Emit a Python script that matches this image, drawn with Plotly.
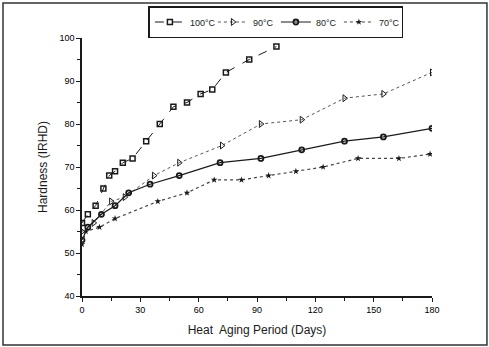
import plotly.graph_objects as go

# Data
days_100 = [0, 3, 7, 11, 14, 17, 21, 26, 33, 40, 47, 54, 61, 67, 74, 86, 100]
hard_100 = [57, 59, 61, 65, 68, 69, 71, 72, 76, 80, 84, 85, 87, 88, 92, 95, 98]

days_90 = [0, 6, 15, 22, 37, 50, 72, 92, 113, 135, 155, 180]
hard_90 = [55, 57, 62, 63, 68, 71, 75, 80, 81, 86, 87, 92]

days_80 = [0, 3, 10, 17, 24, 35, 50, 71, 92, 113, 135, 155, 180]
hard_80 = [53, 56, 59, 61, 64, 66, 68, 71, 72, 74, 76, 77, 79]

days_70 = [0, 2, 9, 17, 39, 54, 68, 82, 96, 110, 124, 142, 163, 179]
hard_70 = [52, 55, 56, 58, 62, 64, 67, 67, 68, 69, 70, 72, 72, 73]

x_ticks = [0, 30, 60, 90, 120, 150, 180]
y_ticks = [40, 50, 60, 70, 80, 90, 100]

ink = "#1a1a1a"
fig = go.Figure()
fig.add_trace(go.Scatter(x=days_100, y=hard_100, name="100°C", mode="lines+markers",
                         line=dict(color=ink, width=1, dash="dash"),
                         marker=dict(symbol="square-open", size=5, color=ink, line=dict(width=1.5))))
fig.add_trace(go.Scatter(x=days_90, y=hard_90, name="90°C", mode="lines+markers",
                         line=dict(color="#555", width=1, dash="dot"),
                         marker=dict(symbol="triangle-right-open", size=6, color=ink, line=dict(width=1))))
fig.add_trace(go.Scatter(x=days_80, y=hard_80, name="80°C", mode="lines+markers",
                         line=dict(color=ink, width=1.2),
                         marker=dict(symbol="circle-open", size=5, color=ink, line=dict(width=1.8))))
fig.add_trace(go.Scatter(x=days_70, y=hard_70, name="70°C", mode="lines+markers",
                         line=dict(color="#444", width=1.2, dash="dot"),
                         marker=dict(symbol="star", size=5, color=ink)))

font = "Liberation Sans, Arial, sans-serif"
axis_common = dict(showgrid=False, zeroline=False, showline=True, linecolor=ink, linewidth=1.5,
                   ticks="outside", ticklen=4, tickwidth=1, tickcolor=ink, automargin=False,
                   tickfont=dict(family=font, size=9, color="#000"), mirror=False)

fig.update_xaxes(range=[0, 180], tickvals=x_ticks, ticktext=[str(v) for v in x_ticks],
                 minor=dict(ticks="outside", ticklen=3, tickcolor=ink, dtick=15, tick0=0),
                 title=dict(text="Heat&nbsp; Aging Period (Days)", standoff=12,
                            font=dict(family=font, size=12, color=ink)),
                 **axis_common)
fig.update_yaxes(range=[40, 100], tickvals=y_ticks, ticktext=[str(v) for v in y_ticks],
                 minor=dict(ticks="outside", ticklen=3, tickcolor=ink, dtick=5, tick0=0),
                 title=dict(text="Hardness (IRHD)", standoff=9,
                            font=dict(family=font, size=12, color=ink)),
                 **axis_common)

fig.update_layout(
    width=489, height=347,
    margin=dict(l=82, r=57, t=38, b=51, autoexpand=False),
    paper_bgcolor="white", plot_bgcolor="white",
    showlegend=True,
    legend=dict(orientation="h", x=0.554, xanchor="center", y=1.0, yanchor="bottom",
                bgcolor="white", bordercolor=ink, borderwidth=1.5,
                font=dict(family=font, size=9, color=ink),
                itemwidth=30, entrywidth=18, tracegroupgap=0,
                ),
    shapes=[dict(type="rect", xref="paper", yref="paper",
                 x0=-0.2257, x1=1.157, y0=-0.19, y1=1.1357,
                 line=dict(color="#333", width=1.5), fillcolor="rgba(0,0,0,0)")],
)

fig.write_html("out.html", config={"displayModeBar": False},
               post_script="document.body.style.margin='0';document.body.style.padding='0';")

▶ **Task directions**: Leave the pictures out and please restate exactly the lines running from the start of the material through the one with "y_ticks = [40, 50, 60, 70, 80, 90, 100]".

▶ **Expected output**:
Emit a Python script that matches this image, drawn with Plotly.
import plotly.graph_objects as go

# Data
days_100 = [0, 3, 7, 11, 14, 17, 21, 26, 33, 40, 47, 54, 61, 67, 74, 86, 100]
hard_100 = [57, 59, 61, 65, 68, 69, 71, 72, 76, 80, 84, 85, 87, 88, 92, 95, 98]

days_90 = [0, 6, 15, 22, 37, 50, 72, 92, 113, 135, 155, 180]
hard_90 = [55, 57, 62, 63, 68, 71, 75, 80, 81, 86, 87, 92]

days_80 = [0, 3, 10, 17, 24, 35, 50, 71, 92, 113, 135, 155, 180]
hard_80 = [53, 56, 59, 61, 64, 66, 68, 71, 72, 74, 76, 77, 79]

days_70 = [0, 2, 9, 17, 39, 54, 68, 82, 96, 110, 124, 142, 163, 179]
hard_70 = [52, 55, 56, 58, 62, 64, 67, 67, 68, 69, 70, 72, 72, 73]

x_ticks = [0, 30, 60, 90, 120, 150, 180]
y_ticks = [40, 50, 60, 70, 80, 90, 100]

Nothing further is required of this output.